Ext4 is slower because it has more work to do (journaling) above and beyond what ext3 does each time you write to a file.

That being said, ext4 sometimes "seems" to be faster because of some significant rewrites in the ext3 code that go a long way toward making up for the additional overhead, such as early commit (making the OS think the data was written when in fact only the journal was written).

I'm also not convinced the lifespan of media will be reduced by ext4.
After all, XSR (eXtended Sector Remapping) will probably still be utilized underneath ext4, just as it is on all flash memory.

XSR incorporates wear leveling.

Some abstraction layer will have to be used if they are talking to RAW NAND without an FTL. In that case most likely UBI and then write the ext4 on top of the block device that UBI gives them. That said, I'm pretty sure they will loose all advantages of EXT4 with this method and would make more sense just to use UBIfs on top of the UBI layer...

If they were using YAFFS before, then they were using RAW NAND without an either they changed to something more similar to a microSD/CompactFlash type of storage medium, or we are getting information from someone who is confused.

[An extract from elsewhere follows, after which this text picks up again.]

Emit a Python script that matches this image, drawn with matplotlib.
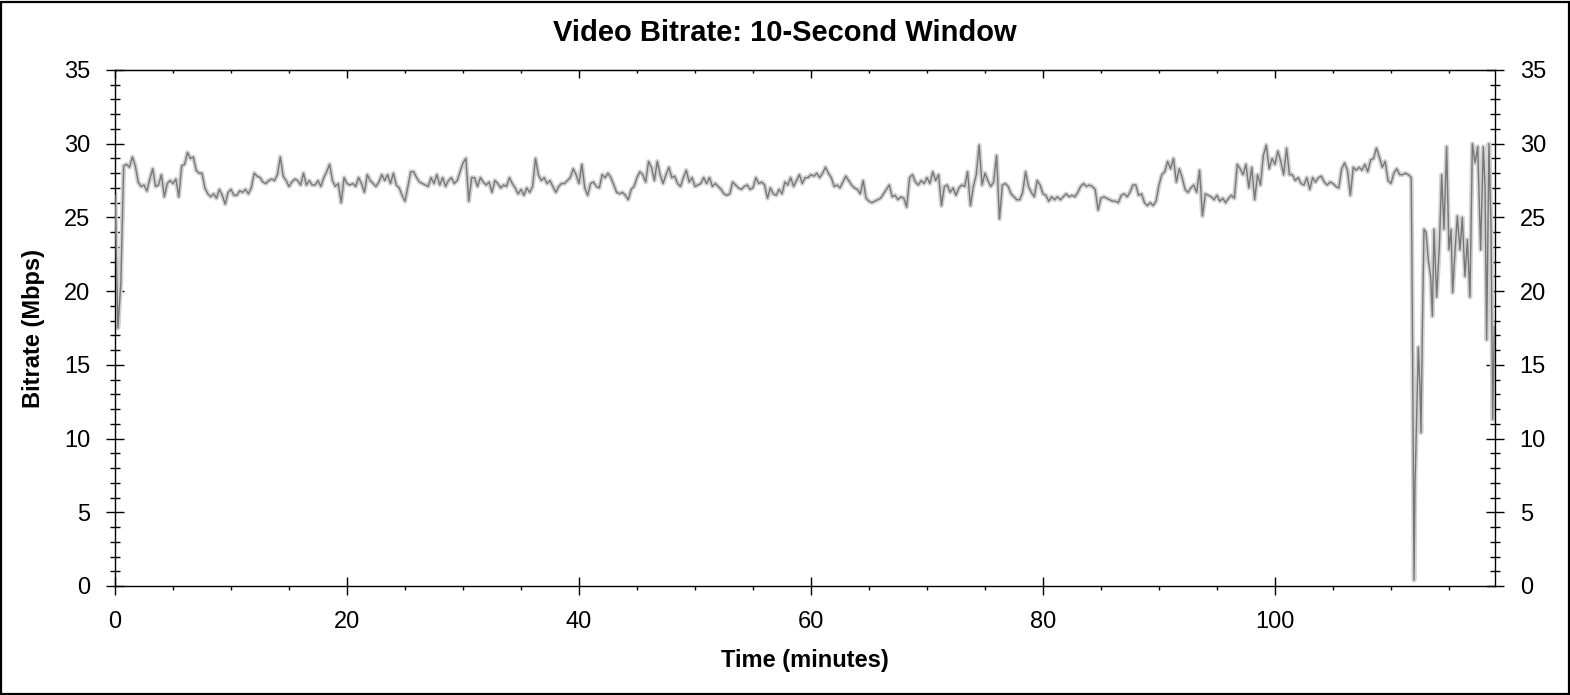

The NexusS uses iNAND from Sandisk. I believe the iNAND, like the moviNAND used in the Galaxy S line handles the wear leveling internally, so you have to mount a block device file system on top. Google chose the ext4 solution because this is more open than the RFS by Samsung. Google reps themselves have posted this information on xda.

Am I the only one that fears that Android is moving in a direction that will see the phase out of removable storage?

Why else would the Nexus S lack micro SD card?

Because they need their dev phone to be able to properly test the newest features of Gingerbread? I mean, two of the big features of Gingerbread are just official support for features that OEMs have already put into phones (internal storage and front-facing cameras). I'm sure most new Gingerbread phones will have both a MicroSD slot (probably left blank or packed in with a cheapo 2GB MicroSD) and internal storage.

Like with all technology, constantly playing catch up for the newest features. Your new device today becomes old school within a year.

DJSteve had been playing with ext4 for the Dell Streak. Its not 100% reliable yet but scores in Quadrant are hitting 3000+. When added to his Froyo ROM, OC kernel and other tweaks the device is lightening fast.